What you should do. Restate the data exactly as given and keep the pictures out.

Collected material.

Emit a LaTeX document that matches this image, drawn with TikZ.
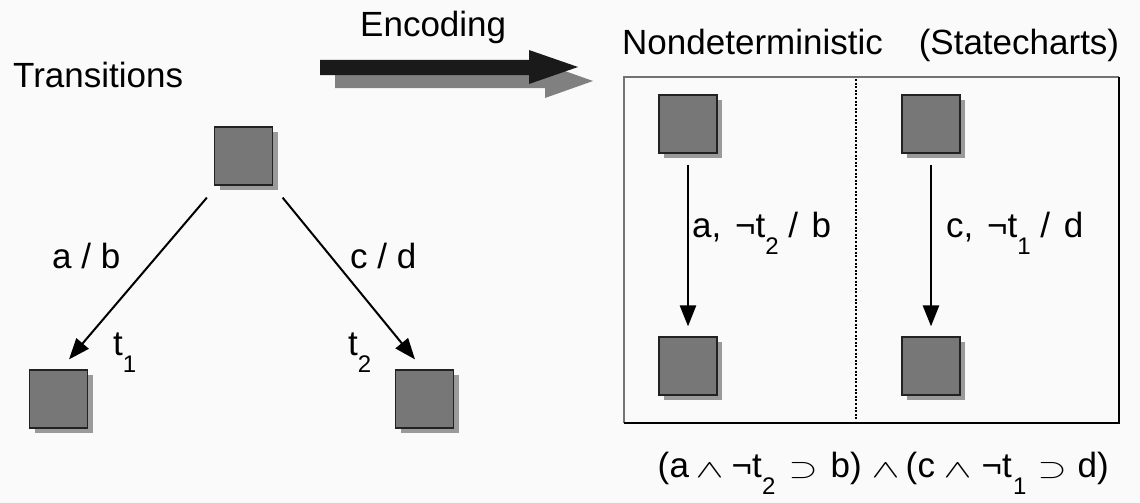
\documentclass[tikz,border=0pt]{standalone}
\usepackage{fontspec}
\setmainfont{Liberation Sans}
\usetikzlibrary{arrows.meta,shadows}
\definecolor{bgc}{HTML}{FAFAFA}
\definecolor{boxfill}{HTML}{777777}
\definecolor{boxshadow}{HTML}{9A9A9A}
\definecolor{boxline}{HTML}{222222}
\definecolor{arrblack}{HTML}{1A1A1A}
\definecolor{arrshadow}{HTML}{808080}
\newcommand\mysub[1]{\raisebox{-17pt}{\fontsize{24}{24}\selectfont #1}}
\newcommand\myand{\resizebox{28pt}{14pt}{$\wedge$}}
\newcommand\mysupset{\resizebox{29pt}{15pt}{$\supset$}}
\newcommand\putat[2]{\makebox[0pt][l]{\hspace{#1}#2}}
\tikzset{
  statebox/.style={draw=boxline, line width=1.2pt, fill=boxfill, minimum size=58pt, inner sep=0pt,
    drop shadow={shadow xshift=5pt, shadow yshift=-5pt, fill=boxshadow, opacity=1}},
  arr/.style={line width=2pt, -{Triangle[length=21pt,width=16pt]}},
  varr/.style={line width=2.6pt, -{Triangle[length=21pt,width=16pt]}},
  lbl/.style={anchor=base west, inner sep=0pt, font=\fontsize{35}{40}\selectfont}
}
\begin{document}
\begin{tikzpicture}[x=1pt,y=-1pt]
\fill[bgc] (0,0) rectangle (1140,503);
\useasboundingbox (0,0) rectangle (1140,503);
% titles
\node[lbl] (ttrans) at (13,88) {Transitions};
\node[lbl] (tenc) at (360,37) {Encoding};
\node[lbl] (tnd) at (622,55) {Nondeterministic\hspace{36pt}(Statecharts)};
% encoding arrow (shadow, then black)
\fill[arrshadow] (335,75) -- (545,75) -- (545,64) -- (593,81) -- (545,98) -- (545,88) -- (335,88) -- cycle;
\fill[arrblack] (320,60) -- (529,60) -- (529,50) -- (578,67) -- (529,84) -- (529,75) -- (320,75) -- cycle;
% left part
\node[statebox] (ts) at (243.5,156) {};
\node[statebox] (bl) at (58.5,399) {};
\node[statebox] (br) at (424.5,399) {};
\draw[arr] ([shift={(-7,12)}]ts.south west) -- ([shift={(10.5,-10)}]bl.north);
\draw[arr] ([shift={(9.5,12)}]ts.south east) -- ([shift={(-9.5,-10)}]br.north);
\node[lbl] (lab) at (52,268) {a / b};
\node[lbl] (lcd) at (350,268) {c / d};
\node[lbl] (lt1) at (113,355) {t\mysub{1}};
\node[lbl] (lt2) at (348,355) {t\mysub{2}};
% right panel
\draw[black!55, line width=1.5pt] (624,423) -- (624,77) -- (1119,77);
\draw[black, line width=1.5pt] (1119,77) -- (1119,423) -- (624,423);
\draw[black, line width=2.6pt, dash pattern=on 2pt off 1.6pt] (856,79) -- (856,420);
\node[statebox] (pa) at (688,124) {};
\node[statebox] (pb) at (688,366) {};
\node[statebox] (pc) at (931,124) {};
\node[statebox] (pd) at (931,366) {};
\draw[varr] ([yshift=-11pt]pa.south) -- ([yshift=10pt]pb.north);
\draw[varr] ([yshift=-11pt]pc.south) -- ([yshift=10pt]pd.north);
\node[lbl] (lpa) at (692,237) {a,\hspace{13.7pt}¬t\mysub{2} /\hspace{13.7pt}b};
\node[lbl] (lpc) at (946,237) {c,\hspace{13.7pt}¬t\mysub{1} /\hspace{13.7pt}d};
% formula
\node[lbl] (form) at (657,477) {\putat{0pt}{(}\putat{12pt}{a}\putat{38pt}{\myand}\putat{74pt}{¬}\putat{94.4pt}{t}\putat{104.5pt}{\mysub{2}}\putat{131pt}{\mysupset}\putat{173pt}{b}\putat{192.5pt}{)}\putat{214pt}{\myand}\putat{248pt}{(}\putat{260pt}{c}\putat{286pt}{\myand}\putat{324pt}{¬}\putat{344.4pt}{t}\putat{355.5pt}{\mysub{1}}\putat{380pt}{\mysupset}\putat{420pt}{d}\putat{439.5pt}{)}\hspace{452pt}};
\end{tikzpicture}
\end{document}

Result of this task.
Emit a LaTeX document that matches this image, drawn with TikZ.
\documentclass[tikz,border=0pt]{standalone}
\usepackage{fontspec}
\setmainfont{Liberation Sans}
\usetikzlibrary{arrows.meta,shadows}
\definecolor{bgc}{HTML}{FAFAFA}
\definecolor{boxfill}{HTML}{777777}
\definecolor{boxshadow}{HTML}{9A9A9A}
\definecolor{boxline}{HTML}{222222}
\definecolor{arrblack}{HTML}{1A1A1A}
\definecolor{arrshadow}{HTML}{808080}
\newcommand\mysub[1]{\raisebox{-17pt}{\fontsize{24}{24}\selectfont #1}}
\newcommand\myand{\resizebox{28pt}{14pt}{$\wedge$}}
\newcommand\mysupset{\resizebox{29pt}{15pt}{$\supset$}}
\newcommand\putat[2]{\makebox[0pt][l]{\hspace{#1}#2}}
\tikzset{
  statebox/.style={draw=boxline, line width=1.2pt, fill=boxfill, minimum size=58pt, inner sep=0pt,
    drop shadow={shadow xshift=5pt, shadow yshift=-5pt, fill=boxshadow, opacity=1}},
  arr/.style={line width=2pt, -{Triangle[length=21pt,width=16pt]}},
  varr/.style={line width=2.6pt, -{Triangle[length=21pt,width=16pt]}},
  lbl/.style={anchor=base west, inner sep=0pt, font=\fontsize{35}{40}\selectfont}
}
\begin{document}
\begin{tikzpicture}[x=1pt,y=-1pt]
\fill[bgc] (0,0) rectangle (1140,503);
\useasboundingbox (0,0) rectangle (1140,503);
% titles
\node[lbl] (ttrans) at (13,88) {Transitions};
\node[lbl] (tenc) at (360,37) {Encoding};
\node[lbl] (tnd) at (622,55) {Nondeterministic\hspace{36pt}(Statecharts)};
% encoding arrow (shadow, then black)
\fill[arrshadow] (335,75) -- (545,75) -- (545,64) -- (593,81) -- (545,98) -- (545,88) -- (335,88) -- cycle;
\fill[arrblack] (320,60) -- (529,60) -- (529,50) -- (578,67) -- (529,84) -- (529,75) -- (320,75) -- cycle;
% left part
\node[statebox] (ts) at (243.5,156) {};
\node[statebox] (bl) at (58.5,399) {};
\node[statebox] (br) at (424.5,399) {};
\draw[arr] ([shift={(-7,12)}]ts.south west) -- ([shift={(10.5,-10)}]bl.north);
\draw[arr] ([shift={(9.5,12)}]ts.south east) -- ([shift={(-9.5,-10)}]br.north);
\node[lbl] (lab) at (52,268) {a / b};
\node[lbl] (lcd) at (350,268) {c / d};
\node[lbl] (lt1) at (113,355) {t\mysub{1}};
\node[lbl] (lt2) at (348,355) {t\mysub{2}};
% right panel
\draw[black!55, line width=1.5pt] (624,423) -- (624,77) -- (1119,77);
\draw[black, line width=1.5pt] (1119,77) -- (1119,423) -- (624,423);
\draw[black, line width=2.6pt, dash pattern=on 2pt off 1.6pt] (856,79) -- (856,420);
\node[statebox] (pa) at (688,124) {};
\node[statebox] (pb) at (688,366) {};
\node[statebox] (pc) at (931,124) {};
\node[statebox] (pd) at (931,366) {};
\draw[varr] ([yshift=-11pt]pa.south) -- ([yshift=10pt]pb.north);
\draw[varr] ([yshift=-11pt]pc.south) -- ([yshift=10pt]pd.north);
\node[lbl] (lpa) at (692,237) {a,\hspace{13.7pt}¬t\mysub{2} /\hspace{13.7pt}b};
\node[lbl] (lpc) at (946,237) {c,\hspace{13.7pt}¬t\mysub{1} /\hspace{13.7pt}d};
% formula
\node[lbl] (form) at (657,477) {\putat{0pt}{(}\putat{12pt}{a}\putat{38pt}{\myand}\putat{74pt}{¬}\putat{94.4pt}{t}\putat{104.5pt}{\mysub{2}}\putat{131pt}{\mysupset}\putat{173pt}{b}\putat{192.5pt}{)}\putat{214pt}{\myand}\putat{248pt}{(}\putat{260pt}{c}\putat{286pt}{\myand}\putat{324pt}{¬}\putat{344.4pt}{t}\putat{355.5pt}{\mysub{1}}\putat{380pt}{\mysupset}\putat{420pt}{d}\putat{439.5pt}{)}\hspace{452pt}};
\end{tikzpicture}
\end{document}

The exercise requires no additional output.